● **WHAT TO PRODUCE**
Working from the top of the listing below, retype each line through the line containing "11, 4, 7, 5];", both included, with no pictures.

________________________

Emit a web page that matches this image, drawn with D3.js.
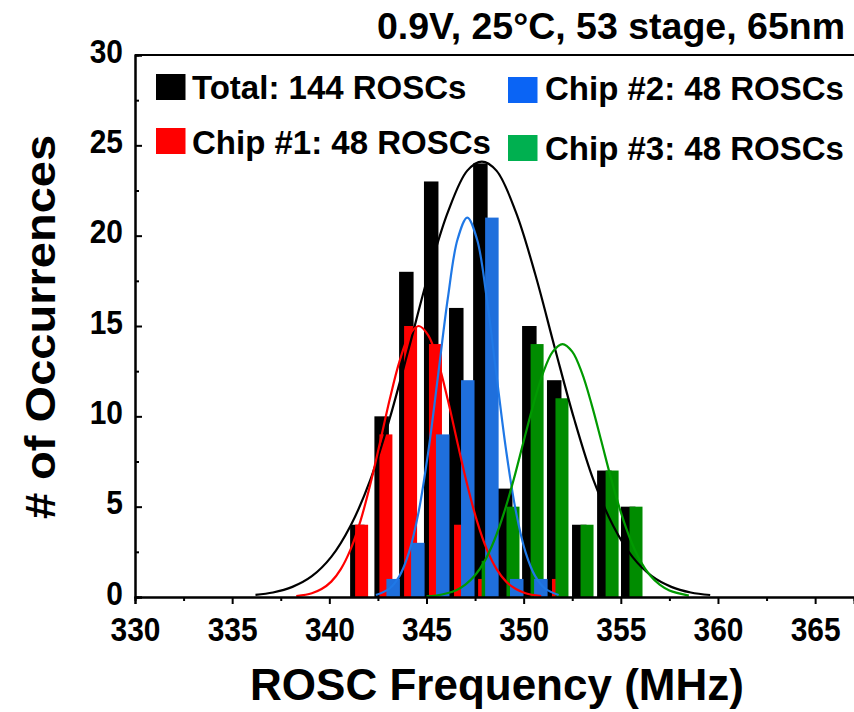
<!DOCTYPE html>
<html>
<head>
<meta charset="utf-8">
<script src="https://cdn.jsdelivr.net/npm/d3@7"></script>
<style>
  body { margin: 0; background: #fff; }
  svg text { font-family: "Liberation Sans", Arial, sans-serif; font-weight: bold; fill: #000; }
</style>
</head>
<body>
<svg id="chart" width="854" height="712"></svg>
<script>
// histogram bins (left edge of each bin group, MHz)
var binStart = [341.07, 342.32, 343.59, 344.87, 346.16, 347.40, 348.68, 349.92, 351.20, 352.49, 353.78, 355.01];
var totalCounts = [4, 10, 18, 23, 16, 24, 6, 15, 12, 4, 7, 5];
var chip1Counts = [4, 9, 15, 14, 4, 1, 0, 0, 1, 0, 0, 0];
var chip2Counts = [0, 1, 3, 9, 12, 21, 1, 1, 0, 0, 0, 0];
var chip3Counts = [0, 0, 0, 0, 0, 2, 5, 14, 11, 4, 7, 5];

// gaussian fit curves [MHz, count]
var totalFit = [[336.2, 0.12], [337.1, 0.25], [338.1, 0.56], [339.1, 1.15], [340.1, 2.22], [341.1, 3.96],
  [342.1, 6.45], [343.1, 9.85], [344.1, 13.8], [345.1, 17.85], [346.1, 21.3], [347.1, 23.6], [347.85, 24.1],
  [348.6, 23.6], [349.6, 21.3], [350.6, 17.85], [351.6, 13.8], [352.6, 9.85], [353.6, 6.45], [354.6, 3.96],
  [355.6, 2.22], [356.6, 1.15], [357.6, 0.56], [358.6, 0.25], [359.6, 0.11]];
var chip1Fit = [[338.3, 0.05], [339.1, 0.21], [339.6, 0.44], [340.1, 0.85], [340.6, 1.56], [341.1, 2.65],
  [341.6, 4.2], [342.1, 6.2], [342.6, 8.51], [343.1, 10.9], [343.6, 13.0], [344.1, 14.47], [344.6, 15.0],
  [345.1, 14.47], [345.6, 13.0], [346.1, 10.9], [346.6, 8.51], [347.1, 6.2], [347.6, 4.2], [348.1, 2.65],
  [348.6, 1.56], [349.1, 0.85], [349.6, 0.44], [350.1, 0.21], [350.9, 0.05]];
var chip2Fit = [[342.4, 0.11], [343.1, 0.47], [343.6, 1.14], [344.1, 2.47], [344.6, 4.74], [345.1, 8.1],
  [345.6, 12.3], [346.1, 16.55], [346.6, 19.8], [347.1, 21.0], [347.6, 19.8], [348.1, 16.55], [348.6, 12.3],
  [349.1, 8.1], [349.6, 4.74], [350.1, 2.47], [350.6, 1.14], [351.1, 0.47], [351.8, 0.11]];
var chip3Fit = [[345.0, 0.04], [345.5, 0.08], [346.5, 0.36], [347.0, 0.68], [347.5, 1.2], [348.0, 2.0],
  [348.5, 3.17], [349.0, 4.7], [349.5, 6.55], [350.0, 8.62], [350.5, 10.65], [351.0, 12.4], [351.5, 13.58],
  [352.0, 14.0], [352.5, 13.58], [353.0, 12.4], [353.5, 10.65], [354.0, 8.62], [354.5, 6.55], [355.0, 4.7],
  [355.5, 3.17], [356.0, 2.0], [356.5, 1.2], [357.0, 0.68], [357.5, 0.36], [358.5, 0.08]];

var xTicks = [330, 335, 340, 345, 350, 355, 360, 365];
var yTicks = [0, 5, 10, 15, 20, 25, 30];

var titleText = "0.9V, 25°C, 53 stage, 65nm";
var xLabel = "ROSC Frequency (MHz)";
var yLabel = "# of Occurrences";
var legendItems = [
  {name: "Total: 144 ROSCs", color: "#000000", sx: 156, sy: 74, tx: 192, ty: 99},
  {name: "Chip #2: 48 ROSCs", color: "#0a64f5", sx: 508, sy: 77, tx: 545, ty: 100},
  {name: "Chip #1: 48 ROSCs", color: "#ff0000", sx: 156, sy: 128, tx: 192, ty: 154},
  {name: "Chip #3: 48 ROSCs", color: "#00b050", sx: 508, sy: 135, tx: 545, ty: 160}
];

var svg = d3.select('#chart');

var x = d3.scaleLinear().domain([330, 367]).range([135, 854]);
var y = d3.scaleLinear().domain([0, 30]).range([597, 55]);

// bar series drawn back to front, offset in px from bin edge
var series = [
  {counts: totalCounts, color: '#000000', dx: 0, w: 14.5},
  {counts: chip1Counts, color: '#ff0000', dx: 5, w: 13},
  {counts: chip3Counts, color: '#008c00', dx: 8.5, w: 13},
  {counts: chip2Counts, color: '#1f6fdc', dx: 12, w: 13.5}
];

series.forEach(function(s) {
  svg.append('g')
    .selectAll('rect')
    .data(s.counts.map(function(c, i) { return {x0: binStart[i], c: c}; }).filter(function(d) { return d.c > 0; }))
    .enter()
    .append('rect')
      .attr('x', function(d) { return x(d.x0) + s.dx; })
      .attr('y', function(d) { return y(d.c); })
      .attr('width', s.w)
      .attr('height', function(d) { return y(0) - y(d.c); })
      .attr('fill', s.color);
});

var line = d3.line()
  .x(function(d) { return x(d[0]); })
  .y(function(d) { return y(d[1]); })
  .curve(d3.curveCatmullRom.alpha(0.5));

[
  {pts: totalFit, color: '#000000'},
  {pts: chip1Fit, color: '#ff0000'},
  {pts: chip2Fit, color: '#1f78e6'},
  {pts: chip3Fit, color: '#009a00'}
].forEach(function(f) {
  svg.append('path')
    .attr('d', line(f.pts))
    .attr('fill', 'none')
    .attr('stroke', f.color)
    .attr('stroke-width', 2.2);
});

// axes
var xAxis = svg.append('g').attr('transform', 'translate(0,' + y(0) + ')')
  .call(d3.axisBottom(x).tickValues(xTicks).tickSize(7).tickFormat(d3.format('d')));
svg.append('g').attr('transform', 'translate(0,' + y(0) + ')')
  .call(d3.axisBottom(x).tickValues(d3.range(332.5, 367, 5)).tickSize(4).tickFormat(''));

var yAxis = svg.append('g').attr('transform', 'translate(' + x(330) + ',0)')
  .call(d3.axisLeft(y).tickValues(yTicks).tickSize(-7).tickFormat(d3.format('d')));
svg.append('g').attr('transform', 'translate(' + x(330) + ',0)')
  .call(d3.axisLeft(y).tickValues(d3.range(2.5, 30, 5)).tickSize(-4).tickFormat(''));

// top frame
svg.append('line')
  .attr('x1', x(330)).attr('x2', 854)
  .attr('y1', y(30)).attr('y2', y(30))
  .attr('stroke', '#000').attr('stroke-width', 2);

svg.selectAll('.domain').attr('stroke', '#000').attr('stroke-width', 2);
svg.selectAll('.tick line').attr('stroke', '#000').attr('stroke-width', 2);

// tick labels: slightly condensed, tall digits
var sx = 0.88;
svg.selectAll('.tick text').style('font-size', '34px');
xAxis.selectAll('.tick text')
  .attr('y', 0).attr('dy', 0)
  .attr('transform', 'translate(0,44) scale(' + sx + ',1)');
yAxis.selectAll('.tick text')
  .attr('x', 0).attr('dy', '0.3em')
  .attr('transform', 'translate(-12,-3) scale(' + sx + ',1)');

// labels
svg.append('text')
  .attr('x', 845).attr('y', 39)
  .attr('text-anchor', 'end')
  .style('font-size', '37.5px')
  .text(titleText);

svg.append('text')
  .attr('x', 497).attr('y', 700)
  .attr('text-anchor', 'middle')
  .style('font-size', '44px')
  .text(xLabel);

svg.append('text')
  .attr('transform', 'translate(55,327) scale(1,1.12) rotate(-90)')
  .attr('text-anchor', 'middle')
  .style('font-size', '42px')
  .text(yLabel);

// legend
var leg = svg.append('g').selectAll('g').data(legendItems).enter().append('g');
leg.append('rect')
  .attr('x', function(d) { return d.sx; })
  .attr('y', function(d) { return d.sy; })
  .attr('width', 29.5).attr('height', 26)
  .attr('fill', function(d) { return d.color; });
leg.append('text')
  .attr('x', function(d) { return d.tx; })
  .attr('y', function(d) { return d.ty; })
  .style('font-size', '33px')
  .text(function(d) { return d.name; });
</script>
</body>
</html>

________________________

● **ANSWER TO THIS EXERCISE**
Emit a web page that matches this image, drawn with D3.js.
<!DOCTYPE html>
<html>
<head>
<meta charset="utf-8">
<script src="https://cdn.jsdelivr.net/npm/d3@7"></script>
<style>
  body { margin: 0; background: #fff; }
  svg text { font-family: "Liberation Sans", Arial, sans-serif; font-weight: bold; fill: #000; }
</style>
</head>
<body>
<svg id="chart" width="854" height="712"></svg>
<script>
// histogram bins (left edge of each bin group, MHz)
var binStart = [341.07, 342.32, 343.59, 344.87, 346.16, 347.40, 348.68, 349.92, 351.20, 352.49, 353.78, 355.01];
var totalCounts = [4, 10, 18, 23, 16, 24, 6, 15, 12, 4, 7, 5];
var chip1Counts = [4, 9, 15, 14, 4, 1, 0, 0, 1, 0, 0, 0];
var chip2Counts = [0, 1, 3, 9, 12, 21, 1, 1, 0, 0, 0, 0];
var chip3Counts = [0, 0, 0, 0, 0, 2, 5, 14, 11, 4, 7, 5];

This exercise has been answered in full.